First...good! Keep it up; meaning, keep going. The good news is that you're coming down. The less-than-perfect news: the rule that says 'below 6% is excellent' is out of date, and they haven't gotten around to revising it yet, like they have other numbers. (e.g. morning, fasting b.g. levels to be declared officially 'diabetic' used to be pretty high; then, 6 years ago, it was still 140; now, 127. Same with blood pressure; the limits on it have been made more strict (and bp is even more important for us than for non-diabetics, remember). Our 'max' goal now has to be down to 120/70.

Every year that goes by, it becomes even clearer that permanent organ damage (for example) occurs unless bg is controlled much tighter than was thought previously. Remember, 'normal' folks are under 5%; 6% = excellent is almost certainly not really excellent in terms of preventing further damage over time; such as against the heart.
(In fact, when I had my latest quarterly with my doc last week; one thing I asked him was, why didn't he test for CRP (C-Reactive Protein), which Men's Health Magazine says ALL men over 40 need to include that in their blood workup. His answer: "Well, if you absolutely insist, we could do it. But all C-Reactive Protein does is give us one more parameter--like cholesterol, etc.-- to take into consideration to determine whether you're at risk of heart disease. But, Jim, you're a diabetic; you already HAVE heart disease, by definition. So it's of no use". To which I responded, "Oh, yeah that's right"...since ADA's monthly magazine has made clear that all diabetics..but especially Type IIs (which is only 90% of us!) have heart damage equivalent to one heart attack already; and all risk factors need to take that into account.

>>... and doc does not want to see me for 6mo.<<

Er, caution, there. It takes a lot less time than that for someone who WAS in control, to lose control...and cause damage you can't recover. Unfortunately, I know: I went for 3 years, never rising above 5.9%; to the point where I took it as a given that I could remain in control. Then, in quick succession, had a career catastrophe at work; an accident; and money problems. AND, I ended up missing my quarterly blood work. But, hey, I was in control, no problem. Right?
Well...turns out that stress, BY ITSELF, raises bg in diabetics. i.e, maintain all other parameters, and put yourself under real stress for a decent while, and your numbers will go up. I thought I new that...but.... and of course, in addition, I also lost my discipline on my food and exercise during this time, due to the same stress.
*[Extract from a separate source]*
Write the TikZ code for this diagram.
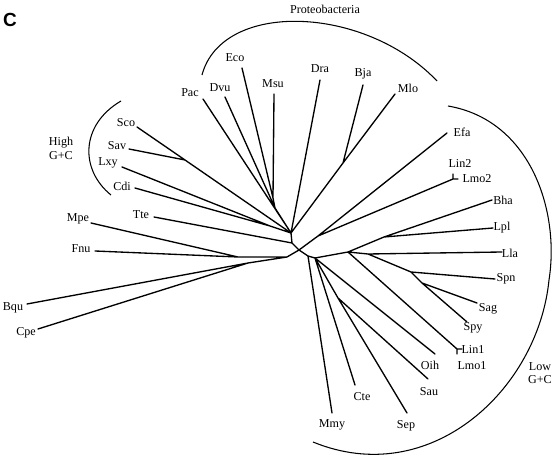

End result....after a few months, my eyes--which I had maintained at 20/20....started going south, and became noticeable when I was clearly much worse at the end of one week than at the beginning! But by then the damage was done; went back into my opthamologist, and sure enough, down to 20/250..and it's permanent. All in a couple of months. From now on, I (MYSELF!) insist on quarterly blood work--which my doctor, who also had said I didn't have to do it for 6 months, agreed to now. So your experience with your doctor is unfortunately standard, I think..but it shouldn't be.

And my doc and I have agreed that as long as the numbers look good, I only have to see him every six months...but blood work every 3, he'll look at the numbers and mail 'em to me; and so long as we're ok, I don't need to come in that quarter.


I just wanted to caution you, is all, ok? Most insurance companies go along with quarterly blood work for diabetics, and since honest damage can happen in that short a period of time, in my view, should be taken advantage of.